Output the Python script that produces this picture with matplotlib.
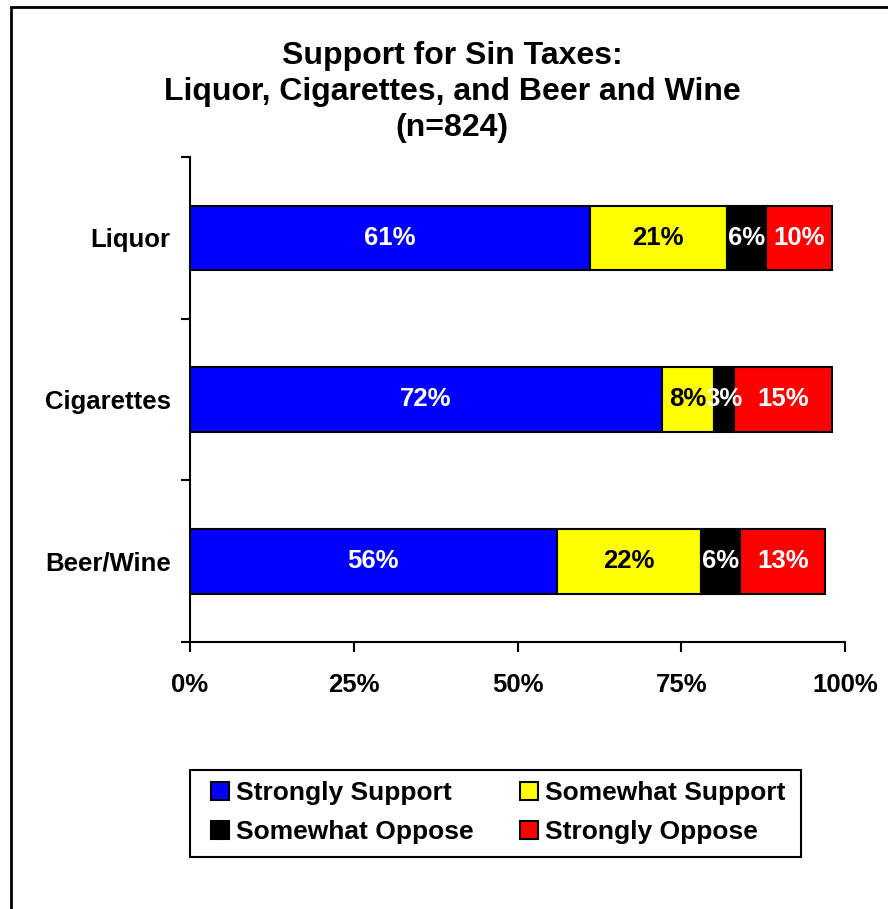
import matplotlib
matplotlib.use("Agg")
import matplotlib.pyplot as plt
from matplotlib.patches import Rectangle
import numpy as np

plt.rcParams['font.family'] = ['Liberation Sans', 'DejaVu Sans']
plt.rcParams['font.weight'] = 'bold'

categories = ["Liquor", "Cigarettes", "Beer/Wine"]
series_names = ["Strongly Support", "Somewhat Support", "Somewhat Oppose", "Strongly Oppose"]
strongly_support = [61, 72, 56]
somewhat_support = [21, 8, 22]
somewhat_oppose = [6, 3, 6]
strongly_oppose = [10, 15, 13]
x_ticks = [0, 25, 50, 75, 100]
x_tick_labels = ["0%", "25%", "50%", "75%", "100%"]
title = "Support for Sin Taxes:\nLiquor, Cigarettes, and Beer and Wine\n(n=824)"

colors = ["#0000FF", "#FFFF00", "#000000", "#FF0000"]
text_colors = ["white", "black", "white", "white"]

W, H = 888, 909
fig = plt.figure(figsize=(W / 100, H / 100), dpi=100)
ax = fig.add_axes([190 / W, 1 - 642 / H, (845 - 190) / W, (642 - 157) / H])

FS = 18.5
series = [strongly_support, somewhat_support, somewhat_oppose, strongly_oppose]
y = np.arange(len(categories))
left = np.zeros(len(categories))
handles = []
for vals, c, tc, name in zip(series, colors, text_colors, series_names):
    vals = np.array(vals, dtype=float)
    bars = ax.barh(y, vals, left=left, height=0.4, color=c, edgecolor="black",
                   linewidth=1.5, label=name)
    handles.append(bars)
    for yi, l, v in zip(y, left, vals):
        ax.text(l + v / 2, yi, f"{int(v)}%", ha="center", va="center",
                color=tc, fontsize=FS, fontweight="bold")
    left = left + vals

ax.set_xlim(0, 100)
ax.set_ylim(2.5, -0.5)
ax.set_xticks(x_ticks)
ax.set_xticklabels(x_tick_labels, fontsize=FS, fontweight="bold")
ax.set_yticks(y)
ax.set_yticklabels(categories, fontsize=FS, fontweight="bold")
ax.set_yticks([-0.5, 0.5, 1.5, 2.5], minor=True)
ax.tick_params(axis="y", which="major", length=0, pad=14)
ax.tick_params(axis="y", which="minor", length=6.5, width=1.5, direction="out")
ax.tick_params(axis="x", which="major", length=7, width=1.5, direction="out", pad=15)
for s in ["top", "right"]:
    ax.spines[s].set_visible(False)
for s in ["left", "bottom"]:
    ax.spines[s].set_linewidth(1.5)

fig.text(452 / W, 1 - 41 / H, title, ha="center", va="top", fontsize=23,
         fontweight="bold", linespacing=1.27)

# legend frame
fig.patches.append(Rectangle((190 / W, 1 - 857 / H), (801 - 190) / W, (857 - 770) / H,
                             transform=fig.transFigure, fill=False, edgecolor="black",
                             linewidth=1.5, zorder=5))
# row-major order: matplotlib fills legend columns first
order = [0, 2, 1, 3]
LFS = 19
leg = fig.legend(handles=[handles[i] for i in order],
                 labels=[series_names[i] for i in order], ncol=2, loc="upper left",
                 bbox_to_anchor=(211 / W, 1 - 781 / H), borderaxespad=0, borderpad=0,
                 frameon=False, handlelength=0.7, handleheight=0.7,
                 handletextpad=0.25, columnspacing=1.75, labelspacing=0.58,
                 prop={"weight": "bold", "size": LFS})

# outer border
fig.patches.append(Rectangle((11 / W, -0.1), 1.2, 1.1 - 7 / H, transform=fig.transFigure,
                             fill=False, edgecolor="black", linewidth=2, zorder=5))

fig.savefig("out.png", dpi=100)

——————————

Directions: Give again, exactly, the lines from the start of the data through the one holding "plt.rcParams['font.weight'] = 'bold'"; omit the pictures.

Expected answer:
Output the Python script that produces this picture with matplotlib.
import matplotlib
matplotlib.use("Agg")
import matplotlib.pyplot as plt
from matplotlib.patches import Rectangle
import numpy as np

plt.rcParams['font.family'] = ['Liberation Sans', 'DejaVu Sans']
plt.rcParams['font.weight'] = 'bold'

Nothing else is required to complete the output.